# anarcho-step(?)



## deleted user (Jun 26, 2013)

hello all! i thought i would share my music with you guys. i produce many forms of EDM and its really my biggest passion right now. Currently set up in oakland. but ya, i try to make my songs politically concious, they arent just something to dance to. The title of the EP im eventually going to put out once i get set up again is "something to say" because thats something lacking in EDM, something to say. anyways, enjoy!

*For the oogles who obviously dont like to read:*

i put anarcho in front of it because i make edm with a anarchist message behind it. i dont make music just to dance to. 

its not a commercial scheme, i do not require anyone to buy my music...*ever*.

i dont care about "your definition" of anarchist music.

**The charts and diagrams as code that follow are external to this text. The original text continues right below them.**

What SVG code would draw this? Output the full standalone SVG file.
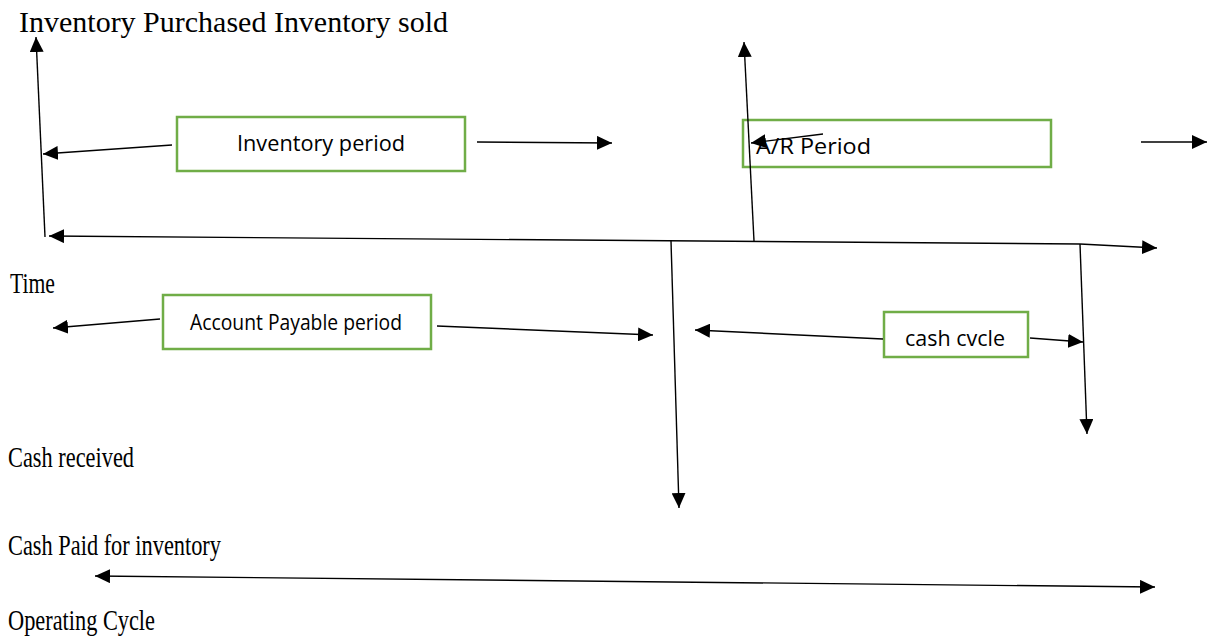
<svg xmlns="http://www.w3.org/2000/svg" width="1213" height="638" viewBox="0 0 1213 638">
<style>
.serif{font-family:"Liberation Serif","Times New Roman",serif;font-size:29px;fill:#000}
.sans{font-family:"Open Sans","Liberation Sans",sans-serif;font-size:21px;fill:#000}
.box{fill:#fff;stroke:#70AD47;stroke-width:2.5}
.ln{fill:none;stroke:#000;stroke-width:1.4}
</style>
<defs>
<marker id="ah" markerUnits="userSpaceOnUse" markerWidth="16" markerHeight="14" refX="15" refY="7" orient="auto-start-reverse">
<path d="M0,0 L15,7 L0,14 z" fill="#000"/>
</marker>
</defs>
<rect width="1213" height="638" fill="#fff"/>
<g id="labels">
<text class="serif" x="19" y="32" textLength="429" lengthAdjust="spacingAndGlyphs">Inventory Purchased Inventory sold</text>
<text class="serif" x="10" y="293" textLength="45" lengthAdjust="spacingAndGlyphs">Time</text>
<text class="serif" x="8" y="467" textLength="126" lengthAdjust="spacingAndGlyphs">Cash received</text>
<text class="serif" x="8" y="555" textLength="213" lengthAdjust="spacingAndGlyphs">Cash Paid for inventory</text>
<text class="serif" x="8" y="630" textLength="147" lengthAdjust="spacingAndGlyphs">Operating Cycle</text>
</g>
<g id="node-inventory-period">
<rect class="box" x="177" y="117" width="288" height="54"/>
<text class="sans" x="237" y="151" textLength="168" lengthAdjust="spacingAndGlyphs">Inventory period</text>
</g>
<g id="node-ar-period">
<rect class="box" x="743" y="120" width="308" height="47"/>
<text class="sans" x="756" y="154" textLength="115" lengthAdjust="spacingAndGlyphs">A/R Period</text>
</g>
<g id="node-ap-period">
<rect class="box" x="163" y="295" width="268" height="54"/>
<text class="sans" x="190" y="330" textLength="212" lengthAdjust="spacingAndGlyphs">Account Payable period</text>
</g>
<g id="node-cash-cycle">
<rect class="box" x="884" y="312" width="144" height="45"/>
<text class="sans" x="905" y="346" textLength="100" lengthAdjust="spacingAndGlyphs">cash cvcle</text>
</g>
<g id="connectors">
<line class="ln" x1="45" y1="237" x2="36" y2="37" marker-end="url(#ah)"/>
<line class="ln" x1="172" y1="145" x2="43" y2="154" marker-end="url(#ah)"/>
<line class="ln" x1="477" y1="142" x2="612" y2="143" marker-end="url(#ah)"/>
<line class="ln" x1="754" y1="241" x2="744" y2="42" marker-end="url(#ah)"/>
<line class="ln" x1="823" y1="134" x2="751" y2="143" marker-end="url(#ah)"/>
<line class="ln" x1="1141" y1="142" x2="1207" y2="142" marker-end="url(#ah)"/>
<line class="ln" x1="1080" y1="244" x2="49" y2="236" marker-end="url(#ah)"/>
<line class="ln" x1="1080" y1="244" x2="1157" y2="248" marker-end="url(#ah)"/>
<line class="ln" x1="160" y1="319" x2="53" y2="328" marker-end="url(#ah)"/>
<line class="ln" x1="437" y1="326" x2="653" y2="335" marker-end="url(#ah)"/>
<line class="ln" x1="671" y1="241" x2="679" y2="508" marker-end="url(#ah)"/>
<line class="ln" x1="883" y1="339" x2="695" y2="330" marker-end="url(#ah)"/>
<line class="ln" x1="1030" y1="338" x2="1083" y2="342" marker-end="url(#ah)"/>
<line class="ln" x1="1080" y1="244" x2="1087" y2="434" marker-end="url(#ah)"/>
<line class="ln" x1="95" y1="576" x2="1155" y2="587" marker-start="url(#ah)" marker-end="url(#ah)"/>
</g>
</svg>
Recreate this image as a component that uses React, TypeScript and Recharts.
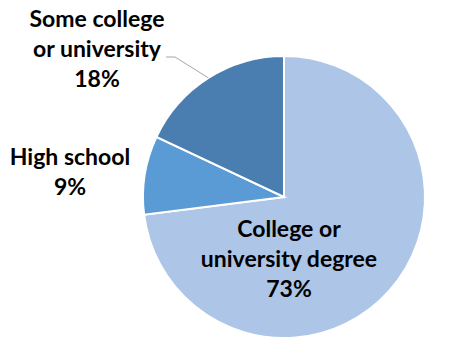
import { PieChart, Pie, Cell } from "recharts";

const categories = ["College or university degree", "High school", "Some college or university"];
const shares = [73, 9, 18];
const labelLines = [
  ["College or", "university degree", "73%"],
  ["High school", "9%"],
  ["Some college", "or university", "18%"],
];

const COLORS = ["#adc5e7", "#5b9bd5", "#4a7eb1"];

// label anchor offsets from the pie centre (x centre, first baseline)
const LABEL_OFFSETS = [
  { dx: 5, dy: 40 },
  { dx: -214, dy: -32 },
  { dx: -187, dy: -170 },
];
const LINE_GAP = 30;

const data = categories.map((name, i) => ({ name, value: shares[i] }));

function renderLabel(props: any) {
  const { cx, cy, midAngle, outerRadius, index } = props;
  const off = LABEL_OFFSETS[index];
  const x = cx + off.dx;
  const y = cy + off.dy;
  const RAD = Math.PI / 180;
  let leader = null;
  if (index === 2) {
    const ex = cx + outerRadius * Math.cos(-midAngle * RAD);
    const ey = cy + outerRadius * Math.sin(-midAngle * RAD);
    const ly = y + LINE_GAP;
    leader = (
      <polyline
        points={`${ex},${ey} ${x + 78},${ly} ${x + 69},${ly}`}
        fill="none"
        stroke="#a6a6a6"
        strokeWidth={1}
      />
    );
  }
  return (
    <g key={`lbl-${index}`}>
      {leader}
      <text
        x={x}
        y={y}
        textAnchor="middle"
        fill="#000"
        fontFamily="Lato, 'Open Sans', sans-serif"
        fontWeight="bold"
        fontSize={23}
      >
        {labelLines[index].map((line, j) => (
          <tspan key={j} x={x} dy={j === 0 ? 0 : LINE_GAP}>
            {line}
          </tspan>
        ))}
      </text>
    </g>
  );
}

export default function App() {
  return (
    <div style={{ position: "absolute", left: 0, top: 0, width: 467, height: 362, background: "#fff" }}>
      <PieChart width={467} height={362} margin={{ top: 0, right: 0, bottom: 0, left: 0 }}>
        <Pie
          data={data}
          dataKey="value"
          nameKey="name"
          cx={284}
          cy={197}
          outerRadius={141}
          startAngle={90}
          endAngle={-270}
          stroke="#fff"
          strokeWidth={2}
          label={renderLabel}
          labelLine={false}
          isAnimationActive={false}
        >
          {data.map((d, i) => (
            <Cell key={d.name} fill={COLORS[i]} />
          ))}
        </Pie>
      </PieChart>
    </div>
  );
}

https://soundcloud.com/extract

*all free to download.*


----------



## deleted user (Jun 26, 2013)

id say after comatose is when i started getting the hang of things. all the other songs are pretty old


----------



## EphemeralStick (Jun 26, 2013)

Flaming/trolling aint cool. Posts deleted. Keep the thread on topic please.
On that note, not too shabby. Typically I like more house style EDM, kinda like the second track you have on there, "in the lone we gather". nicely done!


----------



## deleted user (Jun 26, 2013)

EphemeralStick said:


> Flaming/trolling aint cool. Keep the thread on topic please.
> On that note, not too shabby. Typically I like more house style EDM, kinda like the second track you have on there, "in the lone we gather". nicely done!


thanks for the feedback. ya i made another glitch song, but it was 140 beats per minute, opposed to 200 like that one. just didnt make sense. i guess i should have left it up, but meh.


----------